Wednesday, July 2, 2014

LISTENING TO THE AUDIO OF MY NOVEL,


By Arthur Kerns

Fellow authors tell me all the time that once their novel is in print they never go back and read it. I suppose we’ve written, read, edited, corrected the story so often that some can’t bear to look at the words again.
This may explain why sometimes when authors on book tours are asked a question about a novel’s character, plot line, or scene they become flustered. They can’t remember. The novel that so occupied their existence for so long has been mentally shelved. They’re on to a new manuscript, a new story, new characters.
I can understand, but have found I can still connect with that old novel by listening to it. In the car or working out at the gym I’ve listened to THE RIVIERA CONTRACT, which is available on Audible.com. Evan Greenberg does a great narration, and good audio book narrations are hard to find.



Listening to a novel you’ve written a while back is an interesting experience.

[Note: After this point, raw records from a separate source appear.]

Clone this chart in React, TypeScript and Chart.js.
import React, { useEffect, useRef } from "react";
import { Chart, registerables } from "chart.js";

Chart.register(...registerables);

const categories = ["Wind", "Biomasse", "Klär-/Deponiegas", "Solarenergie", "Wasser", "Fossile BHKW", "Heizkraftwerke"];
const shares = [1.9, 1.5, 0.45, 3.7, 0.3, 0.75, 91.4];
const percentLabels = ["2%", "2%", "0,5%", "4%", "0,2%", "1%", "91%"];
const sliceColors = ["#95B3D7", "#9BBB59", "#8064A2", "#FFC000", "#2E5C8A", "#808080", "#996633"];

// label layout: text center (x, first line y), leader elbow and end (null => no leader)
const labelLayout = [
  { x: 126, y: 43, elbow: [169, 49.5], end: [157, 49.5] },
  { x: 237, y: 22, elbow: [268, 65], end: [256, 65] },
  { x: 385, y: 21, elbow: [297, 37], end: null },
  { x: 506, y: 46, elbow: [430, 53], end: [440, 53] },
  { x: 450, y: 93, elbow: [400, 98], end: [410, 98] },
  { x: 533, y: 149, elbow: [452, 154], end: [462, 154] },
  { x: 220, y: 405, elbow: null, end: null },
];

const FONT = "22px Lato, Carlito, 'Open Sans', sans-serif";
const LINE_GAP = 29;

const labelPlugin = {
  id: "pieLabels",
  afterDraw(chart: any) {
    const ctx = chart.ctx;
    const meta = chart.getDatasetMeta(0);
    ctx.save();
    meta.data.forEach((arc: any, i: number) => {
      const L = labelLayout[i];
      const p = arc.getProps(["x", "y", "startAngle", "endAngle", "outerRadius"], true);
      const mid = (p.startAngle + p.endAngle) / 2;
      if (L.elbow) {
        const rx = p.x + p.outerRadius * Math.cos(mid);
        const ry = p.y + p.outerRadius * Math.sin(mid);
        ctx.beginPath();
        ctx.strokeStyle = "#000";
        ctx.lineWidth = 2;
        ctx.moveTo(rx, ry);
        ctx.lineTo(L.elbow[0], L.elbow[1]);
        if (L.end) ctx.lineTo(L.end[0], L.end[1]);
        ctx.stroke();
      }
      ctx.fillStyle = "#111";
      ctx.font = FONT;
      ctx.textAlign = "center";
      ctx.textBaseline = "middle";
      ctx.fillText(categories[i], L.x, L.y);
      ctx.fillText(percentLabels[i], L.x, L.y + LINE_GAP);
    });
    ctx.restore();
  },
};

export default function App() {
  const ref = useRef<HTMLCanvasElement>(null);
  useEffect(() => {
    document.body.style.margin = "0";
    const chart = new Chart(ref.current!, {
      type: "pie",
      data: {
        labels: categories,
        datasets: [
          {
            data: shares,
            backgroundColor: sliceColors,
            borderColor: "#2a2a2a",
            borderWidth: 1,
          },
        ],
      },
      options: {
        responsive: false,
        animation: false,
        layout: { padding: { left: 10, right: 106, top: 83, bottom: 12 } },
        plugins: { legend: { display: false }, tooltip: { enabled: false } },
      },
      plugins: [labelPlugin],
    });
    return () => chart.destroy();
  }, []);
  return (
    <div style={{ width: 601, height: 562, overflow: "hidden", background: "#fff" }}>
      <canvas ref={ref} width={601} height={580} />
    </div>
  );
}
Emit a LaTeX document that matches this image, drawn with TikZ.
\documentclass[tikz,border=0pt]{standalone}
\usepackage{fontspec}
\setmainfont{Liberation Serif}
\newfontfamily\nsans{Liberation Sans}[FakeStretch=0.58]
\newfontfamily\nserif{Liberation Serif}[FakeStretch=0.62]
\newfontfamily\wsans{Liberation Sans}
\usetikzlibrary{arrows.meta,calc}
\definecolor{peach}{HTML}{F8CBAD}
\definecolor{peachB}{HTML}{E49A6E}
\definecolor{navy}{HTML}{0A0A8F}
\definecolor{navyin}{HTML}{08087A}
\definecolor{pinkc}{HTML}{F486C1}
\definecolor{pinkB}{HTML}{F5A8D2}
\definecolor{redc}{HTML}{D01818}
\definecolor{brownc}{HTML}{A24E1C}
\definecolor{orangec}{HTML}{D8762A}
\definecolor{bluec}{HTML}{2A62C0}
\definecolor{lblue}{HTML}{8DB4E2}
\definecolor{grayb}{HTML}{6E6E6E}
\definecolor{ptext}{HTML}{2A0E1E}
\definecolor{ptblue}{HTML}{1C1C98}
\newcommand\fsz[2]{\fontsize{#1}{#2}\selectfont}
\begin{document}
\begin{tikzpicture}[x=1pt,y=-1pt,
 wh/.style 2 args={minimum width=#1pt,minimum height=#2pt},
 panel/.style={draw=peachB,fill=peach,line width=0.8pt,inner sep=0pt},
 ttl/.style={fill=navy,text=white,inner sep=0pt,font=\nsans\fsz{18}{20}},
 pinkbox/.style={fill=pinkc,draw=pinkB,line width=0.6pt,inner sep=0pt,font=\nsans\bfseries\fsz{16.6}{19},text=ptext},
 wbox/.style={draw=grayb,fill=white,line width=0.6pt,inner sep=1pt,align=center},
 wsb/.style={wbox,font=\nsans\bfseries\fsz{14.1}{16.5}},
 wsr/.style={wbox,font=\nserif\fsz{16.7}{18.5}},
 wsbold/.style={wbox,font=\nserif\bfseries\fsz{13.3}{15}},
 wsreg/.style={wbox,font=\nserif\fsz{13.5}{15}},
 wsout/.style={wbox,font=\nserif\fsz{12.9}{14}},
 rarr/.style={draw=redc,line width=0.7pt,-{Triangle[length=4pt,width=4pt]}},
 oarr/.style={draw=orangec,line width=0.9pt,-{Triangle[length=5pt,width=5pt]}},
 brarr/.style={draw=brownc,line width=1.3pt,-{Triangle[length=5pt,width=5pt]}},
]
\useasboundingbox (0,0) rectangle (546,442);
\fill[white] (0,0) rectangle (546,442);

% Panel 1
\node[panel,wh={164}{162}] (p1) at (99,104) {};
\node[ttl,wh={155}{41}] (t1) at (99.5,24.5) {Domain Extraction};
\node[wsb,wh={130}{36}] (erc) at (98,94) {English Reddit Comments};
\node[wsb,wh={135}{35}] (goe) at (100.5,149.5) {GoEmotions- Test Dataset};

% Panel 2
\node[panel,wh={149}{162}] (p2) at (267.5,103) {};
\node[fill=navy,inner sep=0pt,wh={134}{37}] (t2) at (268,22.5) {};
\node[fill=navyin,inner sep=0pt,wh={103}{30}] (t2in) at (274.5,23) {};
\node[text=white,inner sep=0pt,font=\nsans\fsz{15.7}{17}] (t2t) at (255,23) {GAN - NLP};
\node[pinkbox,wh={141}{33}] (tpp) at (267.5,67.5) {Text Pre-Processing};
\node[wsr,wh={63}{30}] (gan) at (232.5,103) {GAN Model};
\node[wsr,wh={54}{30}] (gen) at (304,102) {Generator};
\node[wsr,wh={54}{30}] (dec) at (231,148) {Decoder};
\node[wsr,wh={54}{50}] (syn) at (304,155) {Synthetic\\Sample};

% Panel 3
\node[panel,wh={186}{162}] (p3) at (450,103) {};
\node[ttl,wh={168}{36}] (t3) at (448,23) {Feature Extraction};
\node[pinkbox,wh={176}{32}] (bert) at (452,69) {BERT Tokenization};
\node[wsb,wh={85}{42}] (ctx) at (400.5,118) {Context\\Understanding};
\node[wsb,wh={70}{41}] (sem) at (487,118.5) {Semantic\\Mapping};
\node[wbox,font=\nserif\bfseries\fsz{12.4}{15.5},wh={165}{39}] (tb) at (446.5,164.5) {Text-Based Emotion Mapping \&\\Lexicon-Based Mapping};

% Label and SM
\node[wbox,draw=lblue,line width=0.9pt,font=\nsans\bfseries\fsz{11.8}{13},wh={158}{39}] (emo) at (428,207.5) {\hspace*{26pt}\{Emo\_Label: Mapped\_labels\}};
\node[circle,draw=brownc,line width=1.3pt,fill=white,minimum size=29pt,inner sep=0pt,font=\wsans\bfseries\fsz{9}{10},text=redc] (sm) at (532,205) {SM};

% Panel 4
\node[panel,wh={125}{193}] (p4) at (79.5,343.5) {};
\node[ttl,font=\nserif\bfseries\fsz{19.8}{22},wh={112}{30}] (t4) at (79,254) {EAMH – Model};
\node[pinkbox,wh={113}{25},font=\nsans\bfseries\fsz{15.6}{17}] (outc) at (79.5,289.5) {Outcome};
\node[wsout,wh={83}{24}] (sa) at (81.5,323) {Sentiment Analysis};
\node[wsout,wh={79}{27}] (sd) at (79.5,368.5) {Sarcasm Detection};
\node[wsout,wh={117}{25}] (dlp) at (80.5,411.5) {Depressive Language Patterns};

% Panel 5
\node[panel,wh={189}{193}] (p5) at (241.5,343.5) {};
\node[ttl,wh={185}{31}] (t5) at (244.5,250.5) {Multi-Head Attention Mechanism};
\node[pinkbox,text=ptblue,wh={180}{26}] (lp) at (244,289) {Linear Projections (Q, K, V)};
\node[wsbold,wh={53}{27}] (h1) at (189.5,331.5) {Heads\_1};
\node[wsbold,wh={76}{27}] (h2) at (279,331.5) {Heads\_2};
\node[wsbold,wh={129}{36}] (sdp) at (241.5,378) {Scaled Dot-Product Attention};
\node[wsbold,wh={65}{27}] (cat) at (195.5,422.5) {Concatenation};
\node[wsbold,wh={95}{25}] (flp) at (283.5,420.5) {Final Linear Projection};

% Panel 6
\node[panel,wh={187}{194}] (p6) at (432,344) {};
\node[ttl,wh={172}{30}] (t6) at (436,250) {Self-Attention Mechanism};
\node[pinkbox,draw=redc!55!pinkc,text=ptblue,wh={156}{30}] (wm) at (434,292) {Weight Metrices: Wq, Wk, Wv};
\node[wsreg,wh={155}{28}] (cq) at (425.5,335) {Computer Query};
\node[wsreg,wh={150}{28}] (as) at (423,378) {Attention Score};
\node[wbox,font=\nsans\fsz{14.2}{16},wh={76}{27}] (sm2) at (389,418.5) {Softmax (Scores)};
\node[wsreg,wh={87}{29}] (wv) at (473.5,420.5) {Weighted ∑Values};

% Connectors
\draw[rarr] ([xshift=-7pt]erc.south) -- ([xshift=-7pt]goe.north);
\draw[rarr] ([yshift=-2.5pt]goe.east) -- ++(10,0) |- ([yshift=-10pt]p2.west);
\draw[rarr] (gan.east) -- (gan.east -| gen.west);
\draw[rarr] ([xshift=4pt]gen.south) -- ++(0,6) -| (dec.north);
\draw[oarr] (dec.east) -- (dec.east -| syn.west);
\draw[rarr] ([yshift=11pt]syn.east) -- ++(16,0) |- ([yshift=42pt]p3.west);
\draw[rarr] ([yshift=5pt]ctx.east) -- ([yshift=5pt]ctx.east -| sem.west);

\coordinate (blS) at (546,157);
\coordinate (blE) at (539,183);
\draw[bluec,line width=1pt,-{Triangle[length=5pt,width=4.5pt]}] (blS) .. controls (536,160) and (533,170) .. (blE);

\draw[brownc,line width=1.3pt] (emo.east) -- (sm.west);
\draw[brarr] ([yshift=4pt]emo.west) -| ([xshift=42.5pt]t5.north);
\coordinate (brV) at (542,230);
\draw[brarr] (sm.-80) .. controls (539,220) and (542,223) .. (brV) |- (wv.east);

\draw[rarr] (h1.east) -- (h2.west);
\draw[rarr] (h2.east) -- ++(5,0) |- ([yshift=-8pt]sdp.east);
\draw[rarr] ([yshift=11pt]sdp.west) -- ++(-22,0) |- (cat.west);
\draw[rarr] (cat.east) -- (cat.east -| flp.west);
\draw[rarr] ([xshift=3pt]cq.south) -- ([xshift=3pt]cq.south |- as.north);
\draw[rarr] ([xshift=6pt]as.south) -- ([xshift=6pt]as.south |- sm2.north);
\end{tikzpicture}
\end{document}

From the beginning as the narrator recites your words it’s as if you’ve heard them before. Of course, you haven’t, unless you read passages to book clubs. No, it’s your inner ear of consciousness that listened, saw, experienced those words and phrases time and time again.
In the gym, while on the treadmill or at the weight machines, a particular scene, say at a fishing village on the Mediterranean Sea will come up and I’ll remember where I was when I wrote down the words. The writing group session that tackled that scene will be recalled and what some members liked, disliked about it.
Now and then I’ll hear a particular word. Where did that come from? I may not use it in daily speech. Did it just pop out of the ether or did a fellow group member suggest it? What prompted me to use it? Of course, there are those romance scenes—I definitely had a lot of help from members on those. They’re good for a chuckle. Oh, and how about the different fish needed for the bouillabaisse?


One disconcerting thought reoccurs as I listen to my past words. Will I again be able to come up with original thoughts and language? Will I enjoy listening to my next novel?

Arthur Kerns is a retired FBI special agent and past president of the Arizona chapter of the Association of Former Intelligence Officers (AFIO). His award-winning short fiction has appeared in numerous anthologies. In March 2013 Diversion Books, Inc. published his espionage thriller, The Riviera Contract and in May 2014 the sequel, The African Contract.

You can visit him on www.arthurkerns.com


3 comments :

Helen Hanson said...

I think we need the recipe for your bouillabaisse . . . Or is it in your novel?

Finbarr said...

Yes it is. In Chapter twenty-four, page 219 in the trade paperback. It's the Marseille recipe.

Sue Coletta said...

It must be a magical. I can wait to experience it myself.